Die Publikationen, in denen die lange Zeit mit einem Heiligenschein versehene Inklusion einer umfassenden Kritik vollzogen wird, häufen sich. Interessanterweise zu einem Zeitpunkt, an dem das Bundesteilhabegesetz zur Stärkung der Selbstbestimmung und Teilhabe für Menschen mit Behinderung verabschiedet wurde.
Der Begriff der Inklusion wurde von seinen Verfechtern in erster Linie dazu verwendet, die Selbstverständlichkeit des Einschlusses behinderter Menschen in die Gesellschaft in den Mittelpunkt zu stellen. Die Gesellschaft sollte endlich Menschen, die anders sind, mit Begeisterung in ihrer Mitte aufnehmen und dadurch den mühsamen pädagogischen Prozess der Integration überflüssig machen.
Michael Winkler, frisch emeritierter Lehrstuhlinhaber für Allgemeine Pädagogik und Theorie der Sozialpädagogik in Jena hat seine Kritik der Inklusion zum Abschied seiner institutionellen professoralen Tätigkeit verfasst. Er begreift den Diskurs der Inklusion als Totalstrategie, die in eindimensionaler und sozialtechnokratischer Weise die Subjektivität der Menschen mit Behinderung missachtet.
Sein, im Wesentlichen auf den Geist Adornos gestützte Gegenstrategie besteht darin, die »Menschen in ihrer Lebendigkeit, in ihrem Eigenwillen und der Absicht zu begreifen, sich selbst zu erfassen, zu entwerfen, zu bestimmen und zu verwirklichen « (S. 7). Er sieht zu Recht die Gefahr, dass der nicht selten praktizierte räumliche Einschluss von Menschen mit schweren Behinderungen zu einem Einschluss in die gesellschaftliche Anpassung wird. Aus der Inklusion würde damit eine Exklusion auf höherer Ebene werden, nämlich der Ausschluss der individuellen Verschiedenheit.

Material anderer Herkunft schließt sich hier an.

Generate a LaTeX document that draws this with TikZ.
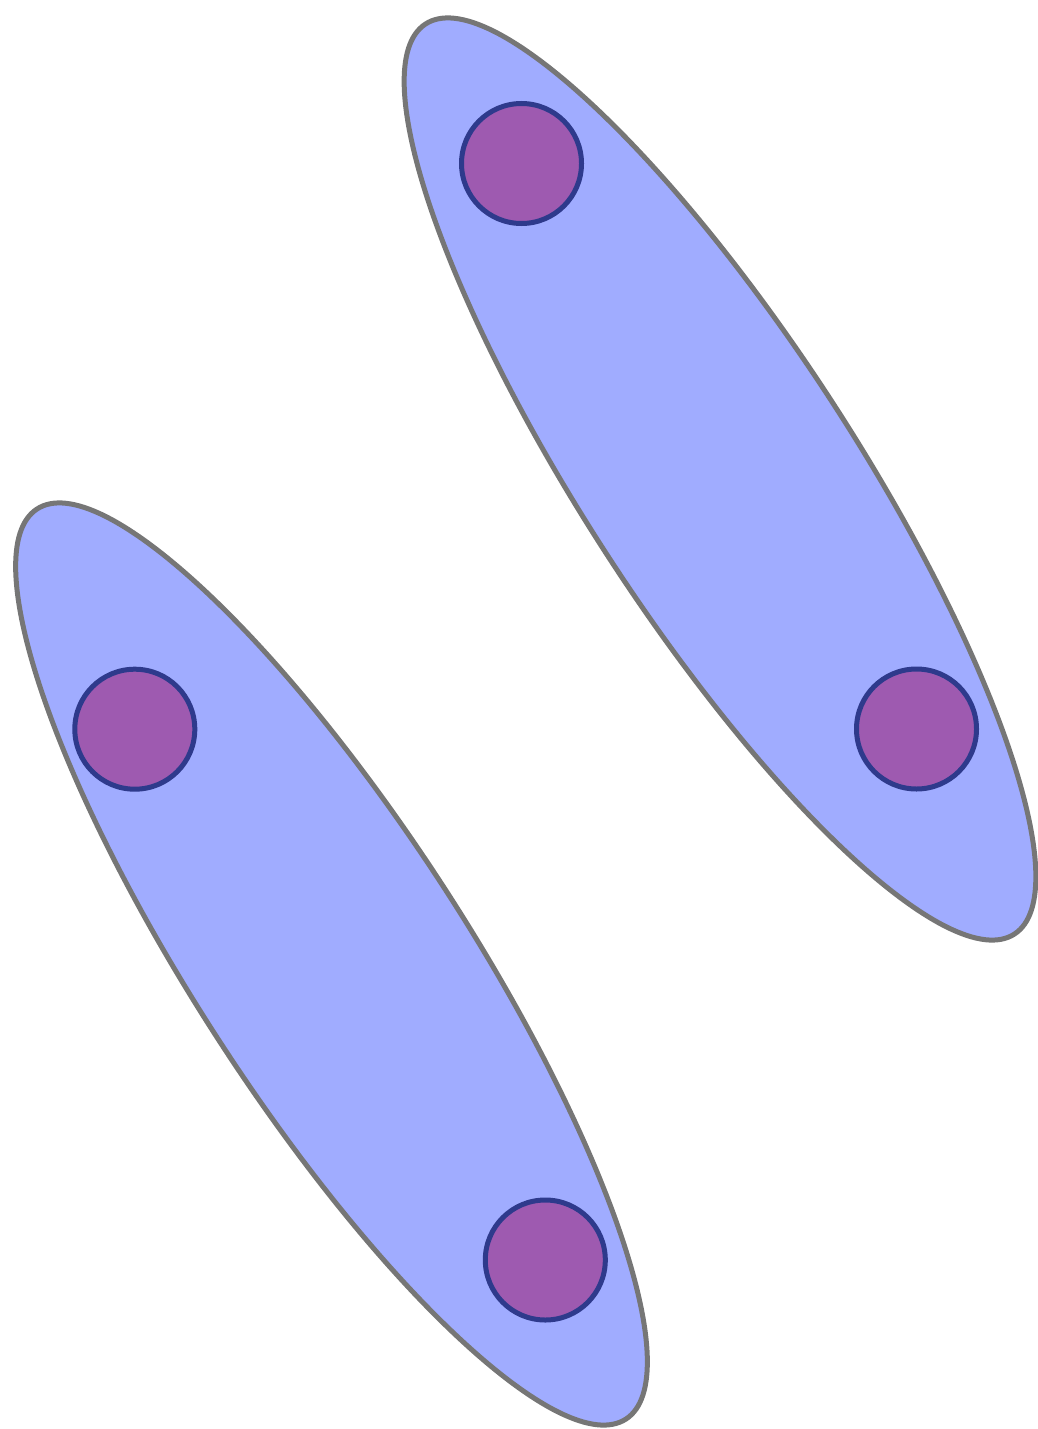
\documentclass[tikz,border=0pt]{standalone}
\usetikzlibrary{shapes.geometric}
\definecolor{ellfill}{RGB}{160,172,255}
\definecolor{ellline}{RGB}{118,118,118}
\definecolor{dotfill}{RGB}{158,90,176}
\definecolor{dotline}{RGB}{46,58,140}
\begin{document}
\begin{tikzpicture}[x=1pt,y=-1pt,
  blob/.style={ellipse, draw=ellline, fill=ellfill, line width=5pt, inner sep=0pt,
    minimum width=1084pt, minimum height=272pt, rotate=-57.1},
  dot/.style={circle, draw=dotline, fill=dotfill, line width=5pt, inner sep=0pt,
    minimum size=120pt}]
\useasboundingbox (0,0) rectangle (1038,1429);
\node[blob] (e1) at (720,479) {};
\node[blob] (e2) at (331.5,964) {};
\node[dot] (c1) at (521.5,163.5) {};
\node[dot] (c2) at (916.5,729) {};
\node[dot] (c3) at (134.8,729.2) {};
\node[dot] (c4) at (545.3,1260) {};
\end{tikzpicture}
\end{document}
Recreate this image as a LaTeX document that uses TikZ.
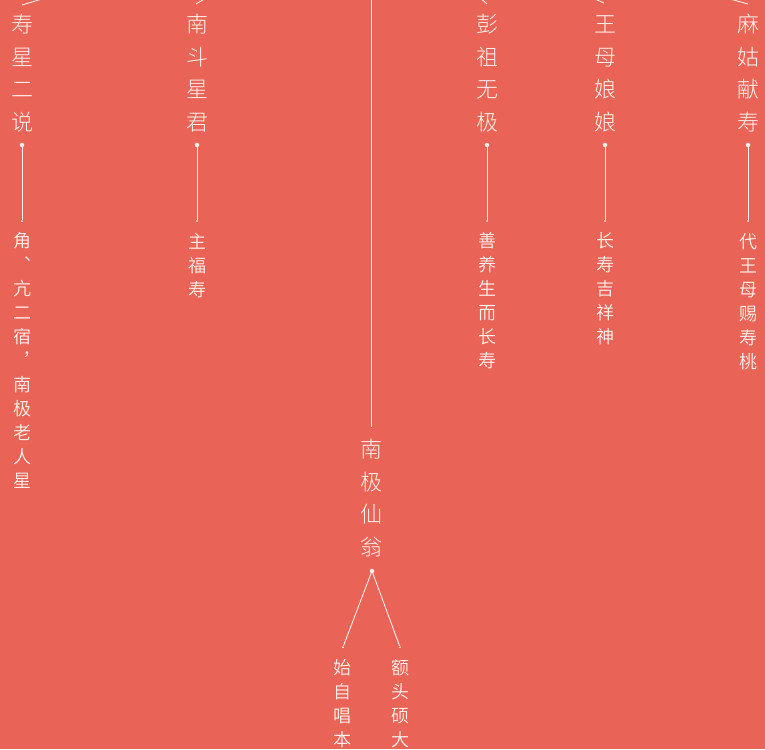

Im Unterkapitel »Die soziale Wirklichkeit der Inklusion – ein kleiner Umweg« führt der Autor die literarischen Werke von Robert Seethaler an, in denen ausschließlich Außenseiter in ihrer schwierigen Auseinandersetzung mit der gesellschaftlichen Norm beschrieben werden. Alles Personen, die nicht wirklich inkludiert sind, aber eine »willensstarke Verletzlichkeit« besitzen, die ihre Subjektivität sichtbar werden lässt. Im abschließenden Kapitel wird Inklusion darauf aufbauend als ethische Frage diskutiert. Winkler spricht von kühler Nüchternheit, »die Behinderung als Lebensfaktum begreift, mit dem dann in einer Weise umzugehen ist, wie sie von den Subjekten gewünscht ist oder ihre Zustimmung findet« (S. 157).
Die Chance der Inklusionsdebatte sieht er darin, dass die »Spannung im Denken aufrechterhalten wird« (S. 162). Individualität und Auseinandersetzung statt Einheitsbrei und Harmonie. Damit steht der Autor mitten in der Umsetzung des Bundesteilhabegesetzes. Dieses spricht nicht mehr in erster Linie von Inklusion und Anpassung, sondern von Teilhabe und Selbstbestimmung. Er nimmt ein wichtiges Prinzip der UN-Behindertenrechtskonvention auf, das in der Inklusionsdebatte untergegangen ist: Diversity.
Die Menschen sind unterschiedlich und haben unterschiedliche Vorstellungen über das Leben, auch Menschen mit Behinderung haben das Recht, mit ihrem Anderssein teilzuhaben. Aber sie brauchen Unterstützung, um die gesellschaftlichen Barrieren zu überwinden, von denen das BTHG endlich sieht, dass es nicht nur umweltbedingte, sondern auch einstellungsbedingte Barrieren gibt.
Michael Winklers Buch ragt unter den kritischen Büchern zur Inklusion, wie z. B. die Inklusionslüge, heraus, weil es kein akademisches Buch im schlechten Sinne ist, sondern ein engagiertes Buch. Es gelingt ihm, mit seiner dialektischen Sicht der Dinge die Uniformität der Inklusion als Illusion zu entlarven und den Leser von dessen Ende zu überzeugen.